Most people, when they fear doing something, avoid taking action until the fear goes away. “I’m too afraid right now. I’ll do it when I’m feeling more confident.”

The problem is that fear never just goes away by itself. Most people have it backwards. You don’t overcome the fear and then do the thing; you do the thing and then you overcome the fear.

I came across a related article that expanded on this further, written by Jennifer Gresham. She says

How do you make yourself act in the beginning, when you are scared out of your mind?
When you feel scared to make a change, move forward with questions instead of answers.
It’s easy to over-analyze and fret over answers. If you let one question simply lead you to the next, the process is a lot less threatening. Curiosity can be more persistent than fear if you cultivate it.

Some interesting things to think about, aren’t they? Earlier this winter, I felt quite frozen by indecision. I was trying to decide what direction to take for winter work, but at the core, I was nervous about the change that it represented. I had several options, and although some seemed quite interesting, none were really igniting my passion. I saw Jennifer’s suggestion to move forward with questions and gave it a try.

I asked myself “how would I like to spend my time? What am I really good at? What is the best use of my skills (and therefore my time)? What type of work would suit me best?” Asking myself questions like this helped me cut through some of my confusion and figure out what I really wanted.
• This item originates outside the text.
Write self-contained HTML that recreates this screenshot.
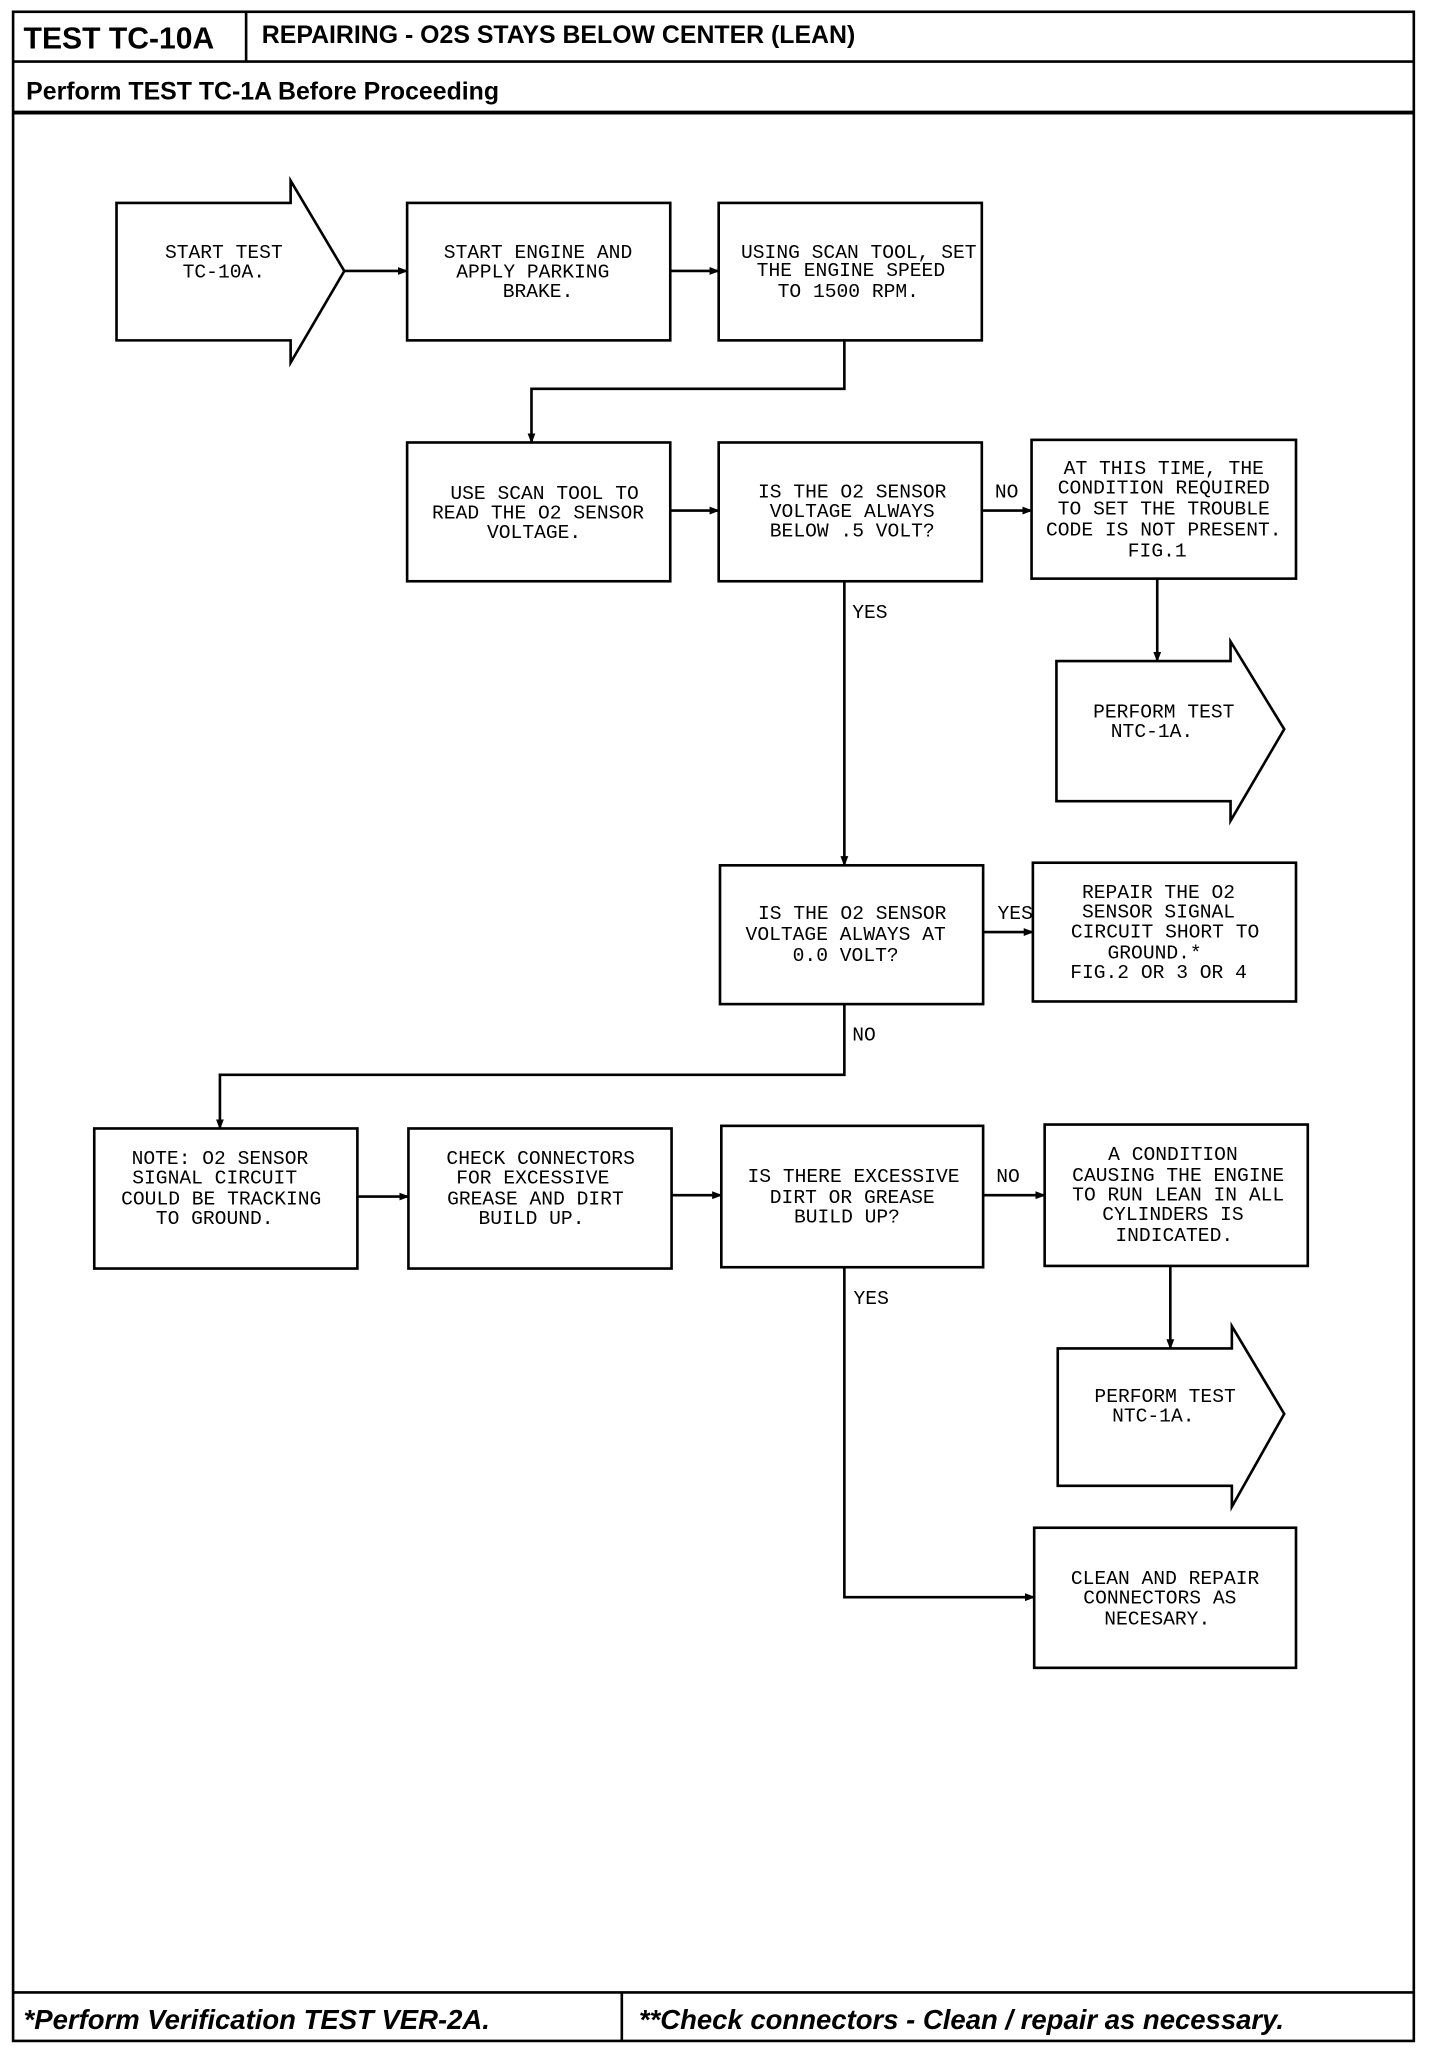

And none of the questions triggered fear, which can be one of the most paralyzing things about making a decision or taking action of any kind.

So, questions spurred on by the desire to learn something about yourself or figure something out can greatly help you find curiosity where there was fear. Once you feel better about things, the answers to just some of those questions can help you move forward. Don’t worry about questions that don’t have answers; I didn’t have the most enlightening solutions at first, but my brain worked on the questions for a while and my intuition really kicked in and I got some fantastic ideas — things I was really excited about.

What if you are stuck on questions that seem hopeless, like “how am I ever going to make this work?” If you catch yourself thinking like this, counter with “what one small thing can I do to improve just one aspect of this situation?” You can turn “what if this doesn’t work out” into “what if this does turn out? There is probably a 50-50 chance… what would that look like?” If you can start imagining your situation improving, even a little, you’ll head away from fear and towards confidence, courage and curiosity.